On Wednesday, the Dow Industrials and the broader S&P 500 gained 0.6% each and the technology-heavy Nasdaq composite index advanced 0.2%. Meanwhile, in Asia Thursday, Japan's Nikkei 225 index is down 0.4%, South Korea's KOSPI is down 1.4%, Australia's All Ordinaries index is down 0.8%, Hong Kong's Hang Seng index is down 1.6% and China's Shanghai composite index is down 2.4%.
Brent crude oil for October settlement was up 64 cents at $115 a barrel by 11:13 p.m. ET in Asian trading. The contract rose by $1.11 to settle at $114.36 a barrel Wednesday on London's ICE Futures Europe exchange.
The major economic data scheduled for release in Europe are the Swiss trade balance, producer and import prices and ZEW survey, and U.K.'s retail sales. In the U.S., traders await the release of the Philadelphia Fed Survey results, the Conference Board's leading indicators index and the weekly jobless claims numbers.
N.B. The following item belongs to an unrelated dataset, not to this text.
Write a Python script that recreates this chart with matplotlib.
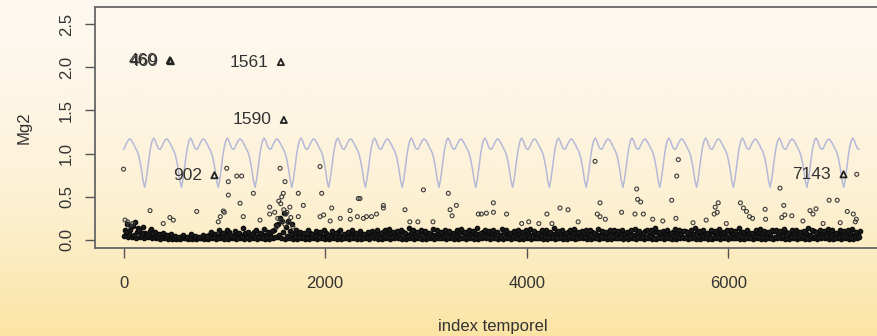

The European markets rose for the first time in three days on Wednesday, as mining stocks rallied on rising copper prices, and semiconductor stocks gained following the release of forecast-beating quarterly earnings by Hewlett-Packard Co. The FTSEurofirst 300 index of pan-European blue chips closed up 0.51% at 1,165.31 and the narrower DJ Stoxx 50 index rose 0.40% to end at 2,846.73. Around Europe, the U.K.'s FTSE 100 index climbed 0.97% to finish at 5,371, France's CAC 40 index advanced 0.76% to end at 4,365 and Germany's DAX index rose 0.56% to close at 6,317.
On the currency front, the euro gained against the currencies of Japan, U.S. and U.K. in Asian trading on Thursday. At about 8:55 p.m. ET, the euro was quoted at 162.21 yen, $1.4786 and 0.7932 pound. The euro closed Wednesday's European session at 1.4701 against the dollar, 161.64 against the yen and 0.7910 against the pound.
In the European markets, Coloplast, Flughafen Wien, Gemalto, Holcim, Kuoni Reisen Holding, Nordex, Royal Boskalis Westminster, Umicore and Vienna Insurance Group are scheduled to report earnings. Fortis, Belgium's largest financial-services company by assets is scheduled to meet with shareholders in Brussels.
Fiat may decline after Merrill Lynch downgraded Italy's largest automaker to "Underperform" from "Buy," citing falling car and truck sales in Italy and the rest of Europe. IKB Deutsche Industriebank may move as KfW Group is scheduled to name a preferred buyer for IKB, the country's first casualty of the U.S. subprime mortgage crisis.